Наиболее ярко неприятие магии на философском основании видно из анализа цицероновского тракта De divinatione. В этом трактате представлены две точки зрения: одна отстаивается автором трактата (Марком), другая - его братом Квинтом. Позиция Марка сводится к тому, что вследствие существенной бессмысленности дивинационных обрядов нет никаких причин заменять существующие на любые другие, существующие же следует сохранять не в силу их действенности, но лишь в следствии политических причин. Позиция Квинта состоит в том, что прорицание реально и нужно добиваться максимальной результативности техники прорицаний, выбирая наилучшее не только их отеческой традиции, но из традиций других, наиболее древних и уважаемых народов. Для нас здесь принципиально важно, что ни один, ни другой из братьев не считает возможным обращаться за советом по вопросам практической религии к магам. Квинт, в частности, просто одной фразой исключает такого рода людей из своего рассмотрения: "А теперь я хочу заверить, что я не признаю ни тех, которые гадают по жребию, ни тех, которые прорицают за деньги, ни тех, которые занимаются психомантией, в общем, никого из тех, к которым обычно прибегает твой друг Апний. Ни во что я не ставлю также ни авгура из племени марсов, ни гаруспиков, бродящих по деревням, ни толкущихся у цирка астрологов, ни гадателей Исиды, ни толкователей снов. Всем им чуждо искусство дивинации, все они невежды в этом" (I, 132).

О том, что подобного рода критика магии (вместе с другими видами суеверий или самой по себе) началась задолго до времени Цицерона и не ограничивалась стоически-скептическим контекстом, можно судить как по очерку Deisidaivmwn из "Характеров" Теофраста, так и по пассажу из трактата гиппократовского корпуса "О священной болезни": "если они [т. е. маги] притязают на то, что знают как свести с неба луну, устроить затмение солнца, сотворить бурю или ведро, ливни или засуху, сделать море несудоходным, и землю - бесплодной, и тому подобное,- говорят ли занимающиеся этим, что такое возможно благодаря обрядам, или благодаря [100] какой-то иной уловке и старанию - в любом случае они, по-моему, впадают в нечестие и тем самым отрицают существование богов и считают, что боги не имеют никакой силы и не застрахованы ни от одной из самых крайних неприятностей.
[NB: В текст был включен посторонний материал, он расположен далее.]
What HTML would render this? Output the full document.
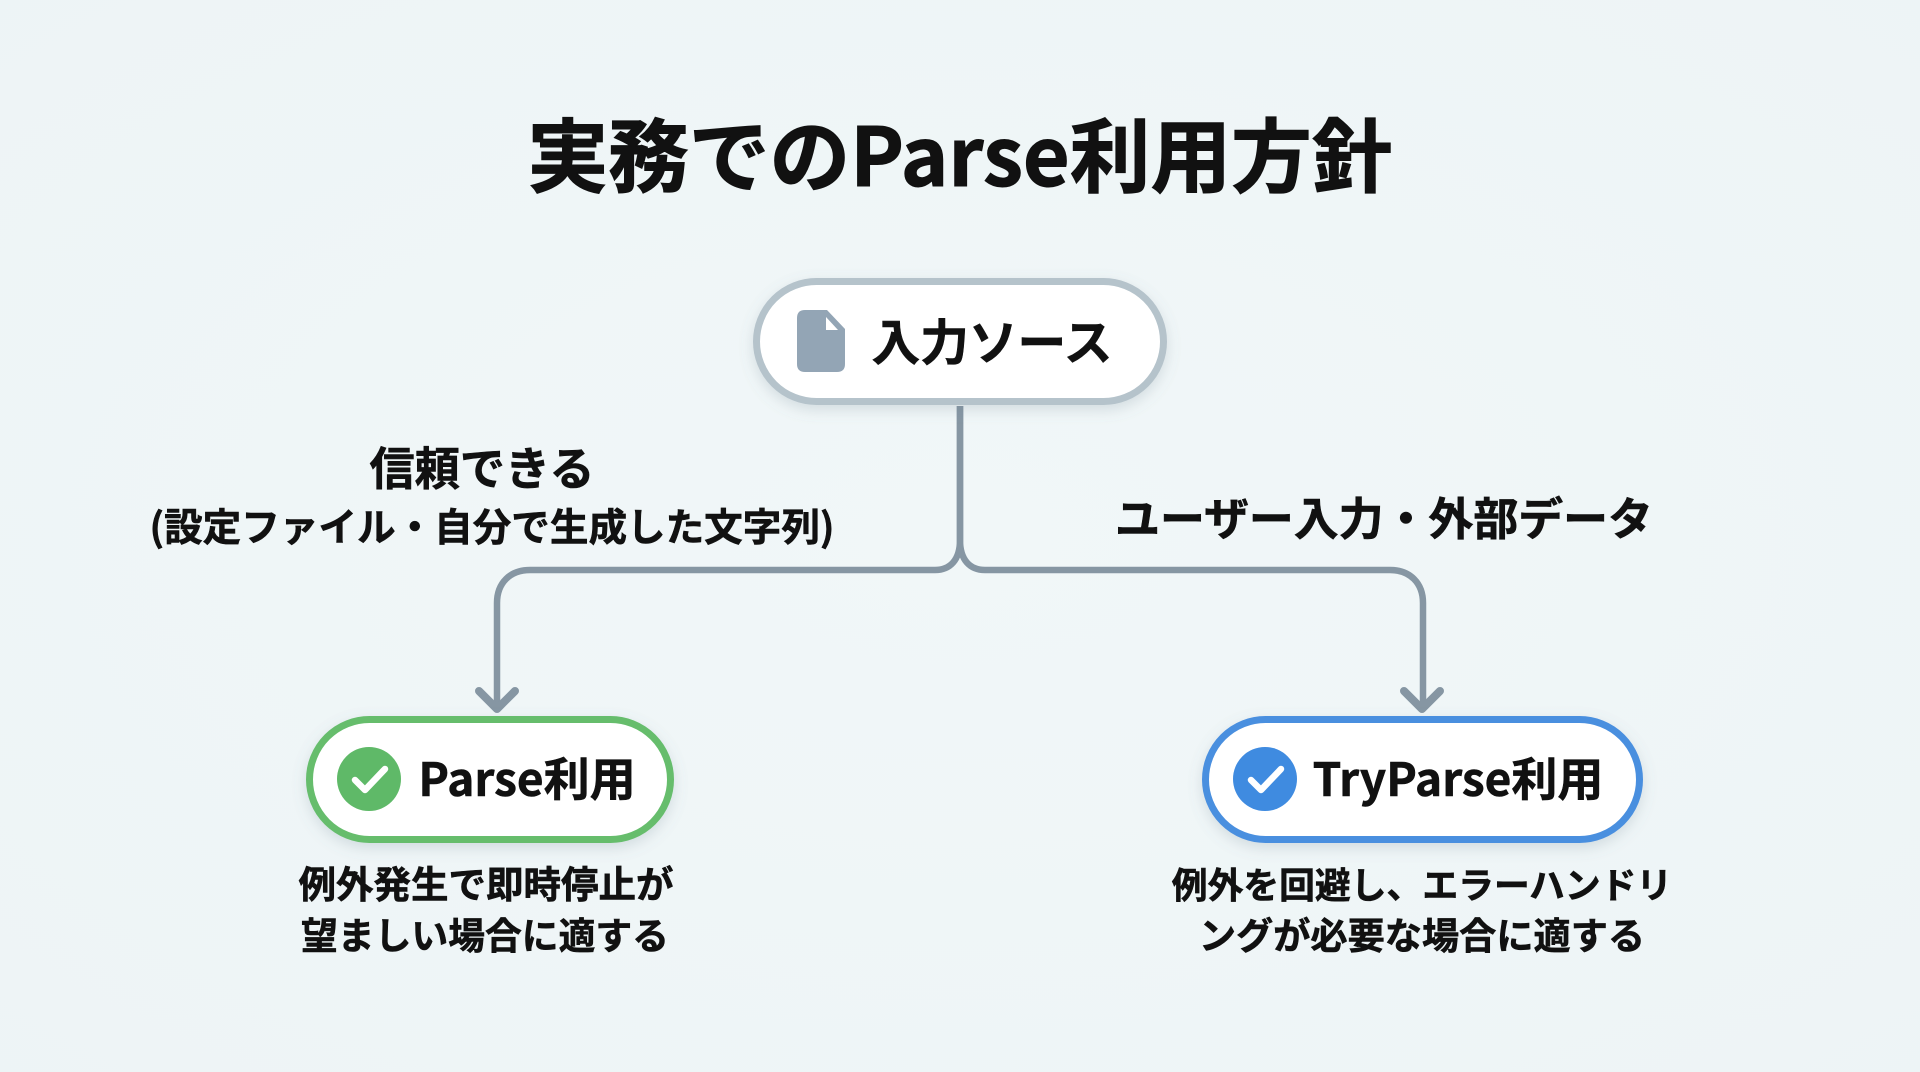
<!DOCTYPE html>
<html lang="ja"><head><meta charset="utf-8"><style>
html,body{margin:0;padding:0;background:#eff5f7}
svg{display:block}
text{font-family:"Noto Sans CJK JP","Liberation Sans",sans-serif;font-weight:700;fill:#111;stroke:#111;stroke-width:.6px;text-anchor:middle}
</style></head><body>
<svg width="1920" height="1072" viewBox="0 0 1920 1072" xmlns="http://www.w3.org/2000/svg">
<defs>
<radialGradient id="bg" cx="50%" cy="50%" r="75%"><stop offset="0" stop-color="#f1f7f8"/><stop offset="1" stop-color="#edf4f6"/></radialGradient>
<filter id="sh" x="-20%" y="-30%" width="140%" height="170%"><feDropShadow dx="0" dy="5" stdDeviation="7" flood-color="#6a7f8c" flood-opacity=".22"/></filter>
</defs>
<rect width="1920" height="1072" fill="url(#bg)"/>
<text x="960" y="186" font-size="80.700" style="stroke-width:1px">実務でのParse利用方針</text>

<g fill="none" stroke="#8696a3" stroke-width="6.500">
<path d="M960 406V540C960 560 950 570 935 570H530C510 570 497 583 497 603V708"/>
<path d="M960 406V540C960 560 970 570 985 570H1390C1410 570 1423 583 1423 603V708"/>
<path d="M479 691L497 709L515 691" stroke-width="8" stroke-linecap="round" stroke-linejoin="round"/>
<path d="M1404 691L1422 709L1440 691" stroke-width="8" stroke-linecap="round" stroke-linejoin="round"/>
</g>

<rect x="756.500" y="281.500" width="407" height="120" rx="60" fill="#fff" stroke="#b5c3cb" stroke-width="7" filter="url(#sh)"/>
<path d="M805 310H827L845 329V364Q845 372 837 372H805Q797 372 797 364V318Q797 310 805 310Z" fill="#93a5b5"/>
<path d="M826 317L838 330H826Z" fill="#fff"/>
<text x="992" y="360" font-size="48.700">入力ソース</text>

<text x="482" y="485" font-size="45.200">信頼できる</text>
<text x="492" y="541" font-size="38.600">(設定ファイル・自分で生成した文字列)</text>
<text x="1384" y="535" font-size="44.900">ユーザー入力・外部データ</text>

<rect x="309.500" y="719.500" width="361" height="120" rx="60" fill="#fff" stroke="#66bd6c" stroke-width="7" filter="url(#sh)"/>
<circle cx="369" cy="779" r="32" fill="#5fb968"/>
<path d="M355 780L365 790L385 769" fill="none" stroke="#fff" stroke-width="6.500" stroke-linecap="round" stroke-linejoin="round"/>
<text x="527" y="796" font-size="46">Parse利用</text>

<rect x="1205.500" y="719.500" width="434" height="120" rx="60" fill="#fff" stroke="#4a8fdf" stroke-width="7" filter="url(#sh)"/>
<circle cx="1265" cy="779" r="32" fill="#3f8be0"/>
<path d="M1251 780L1261 790L1281 769" fill="none" stroke="#fff" stroke-width="6.500" stroke-linecap="round" stroke-linejoin="round"/>
<text x="1458" y="796" font-size="46">TryParse利用</text>

<text x="486" y="898" font-size="37.500">例外発生で即時停止が</text>
<text x="485" y="949" font-size="36.800">望ましい場合に適する</text>
<text x="1422" y="898" font-size="35.800">例外を回避し、エラーハンドリ</text>
<text x="1422" y="949" font-size="37.200">ングが必要な場合に適する</text>
</svg>
</body></html>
Как же не страшны они для богов, если творят такое? Если человек с помощью магии и жертвоприношений сведет с неба луну или заставит солнце затмиться, или же сотворит бурю и вёдро, то я уже не признаю ни одно из этих явлений божественными, а сочту их человеческими, раз сила божества побеждается и порабощается волей человека."8

Процесс усвоения магии как специфической формы религиозной культуры античности элитарной философией начинается как раз во времена Цицерона. Нам известно, что неопифагорейцы в Риме, принадлежавшие к кружку Нигидия Фигула практиковали магические обряды9 и мы можем предположить, что это было связано с их теоретическими (пифагорейскими) представлениями. Однако ничтожное количество текстов относящееся к истории деятельности Нигидия не позволяет выяснить какого рода была теория, обосновывавшая философскую значимость магии (если таковая вообще была). В любом случае, неопифагореизм имел маргинальный характер в среде римской интеллектуальной элиты и не мог конкурировать со стоицизмом, как не могла конкурировать с ним скептическая позиция Марка из цицероновского диалога De divinatione на протяжении всего первого века новой эры.